### Recorded information
··········

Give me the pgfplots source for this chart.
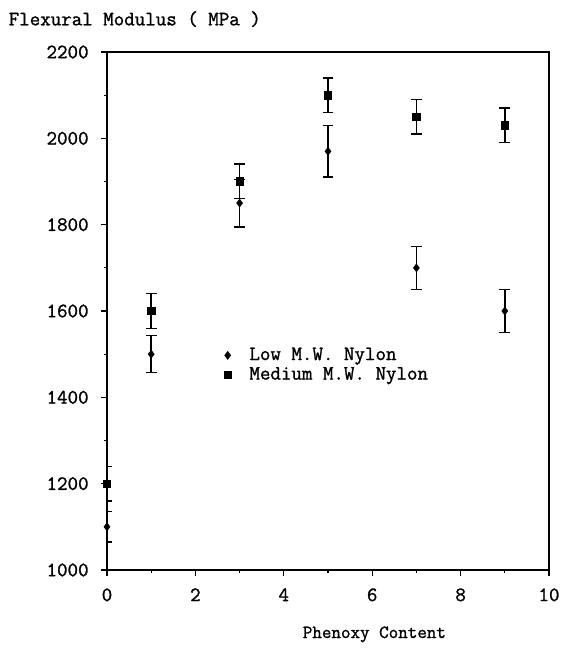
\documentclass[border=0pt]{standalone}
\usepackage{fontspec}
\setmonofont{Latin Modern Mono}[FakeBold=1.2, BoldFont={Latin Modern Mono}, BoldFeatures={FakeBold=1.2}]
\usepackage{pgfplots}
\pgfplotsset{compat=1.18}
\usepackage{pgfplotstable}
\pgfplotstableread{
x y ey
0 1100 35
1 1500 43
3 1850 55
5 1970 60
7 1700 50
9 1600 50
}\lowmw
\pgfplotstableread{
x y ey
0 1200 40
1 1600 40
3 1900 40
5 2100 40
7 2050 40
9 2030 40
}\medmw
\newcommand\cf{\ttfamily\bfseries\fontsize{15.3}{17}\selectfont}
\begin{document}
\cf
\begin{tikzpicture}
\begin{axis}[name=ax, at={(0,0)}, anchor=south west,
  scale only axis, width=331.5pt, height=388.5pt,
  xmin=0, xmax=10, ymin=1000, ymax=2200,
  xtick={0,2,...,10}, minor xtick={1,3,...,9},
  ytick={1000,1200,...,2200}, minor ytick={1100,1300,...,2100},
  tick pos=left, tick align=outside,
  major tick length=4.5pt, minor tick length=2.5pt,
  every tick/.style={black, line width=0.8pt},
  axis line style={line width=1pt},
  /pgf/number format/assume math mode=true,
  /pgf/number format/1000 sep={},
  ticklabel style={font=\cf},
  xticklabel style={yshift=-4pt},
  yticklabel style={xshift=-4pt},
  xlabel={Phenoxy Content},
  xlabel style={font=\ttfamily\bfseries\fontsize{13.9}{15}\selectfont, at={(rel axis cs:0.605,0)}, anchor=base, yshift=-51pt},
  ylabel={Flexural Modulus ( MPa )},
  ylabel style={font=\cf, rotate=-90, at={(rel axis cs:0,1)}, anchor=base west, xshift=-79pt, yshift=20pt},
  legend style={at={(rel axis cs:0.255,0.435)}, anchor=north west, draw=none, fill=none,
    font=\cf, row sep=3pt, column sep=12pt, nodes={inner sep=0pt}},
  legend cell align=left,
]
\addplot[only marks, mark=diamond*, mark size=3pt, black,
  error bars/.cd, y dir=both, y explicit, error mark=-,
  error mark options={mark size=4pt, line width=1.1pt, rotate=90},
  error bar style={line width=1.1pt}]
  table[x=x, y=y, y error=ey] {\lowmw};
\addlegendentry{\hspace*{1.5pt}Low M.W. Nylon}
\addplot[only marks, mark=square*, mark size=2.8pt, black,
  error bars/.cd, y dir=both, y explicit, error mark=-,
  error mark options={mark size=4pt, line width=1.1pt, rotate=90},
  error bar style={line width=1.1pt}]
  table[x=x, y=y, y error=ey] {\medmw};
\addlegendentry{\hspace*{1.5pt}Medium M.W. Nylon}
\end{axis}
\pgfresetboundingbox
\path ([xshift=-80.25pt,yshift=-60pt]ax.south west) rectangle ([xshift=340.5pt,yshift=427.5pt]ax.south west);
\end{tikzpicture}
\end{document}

··········

### Task details
Each line of the data is to be duplicated exactly; pictures stay out of the copy.

### Full response
Give me the pgfplots source for this chart.
\documentclass[border=0pt]{standalone}
\usepackage{fontspec}
\setmonofont{Latin Modern Mono}[FakeBold=1.2, BoldFont={Latin Modern Mono}, BoldFeatures={FakeBold=1.2}]
\usepackage{pgfplots}
\pgfplotsset{compat=1.18}
\usepackage{pgfplotstable}
\pgfplotstableread{
x y ey
0 1100 35
1 1500 43
3 1850 55
5 1970 60
7 1700 50
9 1600 50
}\lowmw
\pgfplotstableread{
x y ey
0 1200 40
1 1600 40
3 1900 40
5 2100 40
7 2050 40
9 2030 40
}\medmw
\newcommand\cf{\ttfamily\bfseries\fontsize{15.3}{17}\selectfont}
\begin{document}
\cf
\begin{tikzpicture}
\begin{axis}[name=ax, at={(0,0)}, anchor=south west,
  scale only axis, width=331.5pt, height=388.5pt,
  xmin=0, xmax=10, ymin=1000, ymax=2200,
  xtick={0,2,...,10}, minor xtick={1,3,...,9},
  ytick={1000,1200,...,2200}, minor ytick={1100,1300,...,2100},
  tick pos=left, tick align=outside,
  major tick length=4.5pt, minor tick length=2.5pt,
  every tick/.style={black, line width=0.8pt},
  axis line style={line width=1pt},
  /pgf/number format/assume math mode=true,
  /pgf/number format/1000 sep={},
  ticklabel style={font=\cf},
  xticklabel style={yshift=-4pt},
  yticklabel style={xshift=-4pt},
  xlabel={Phenoxy Content},
  xlabel style={font=\ttfamily\bfseries\fontsize{13.9}{15}\selectfont, at={(rel axis cs:0.605,0)}, anchor=base, yshift=-51pt},
  ylabel={Flexural Modulus ( MPa )},
  ylabel style={font=\cf, rotate=-90, at={(rel axis cs:0,1)}, anchor=base west, xshift=-79pt, yshift=20pt},
  legend style={at={(rel axis cs:0.255,0.435)}, anchor=north west, draw=none, fill=none,
    font=\cf, row sep=3pt, column sep=12pt, nodes={inner sep=0pt}},
  legend cell align=left,
]
\addplot[only marks, mark=diamond*, mark size=3pt, black,
  error bars/.cd, y dir=both, y explicit, error mark=-,
  error mark options={mark size=4pt, line width=1.1pt, rotate=90},
  error bar style={line width=1.1pt}]
  table[x=x, y=y, y error=ey] {\lowmw};
\addlegendentry{\hspace*{1.5pt}Low M.W. Nylon}
\addplot[only marks, mark=square*, mark size=2.8pt, black,
  error bars/.cd, y dir=both, y explicit, error mark=-,
  error mark options={mark size=4pt, line width=1.1pt, rotate=90},
  error bar style={line width=1.1pt}]
  table[x=x, y=y, y error=ey] {\medmw};
\addlegendentry{\hspace*{1.5pt}Medium M.W. Nylon}
\end{axis}
\pgfresetboundingbox
\path ([xshift=-80.25pt,yshift=-60pt]ax.south west) rectangle ([xshift=340.5pt,yshift=427.5pt]ax.south west);
\end{tikzpicture}
\end{document}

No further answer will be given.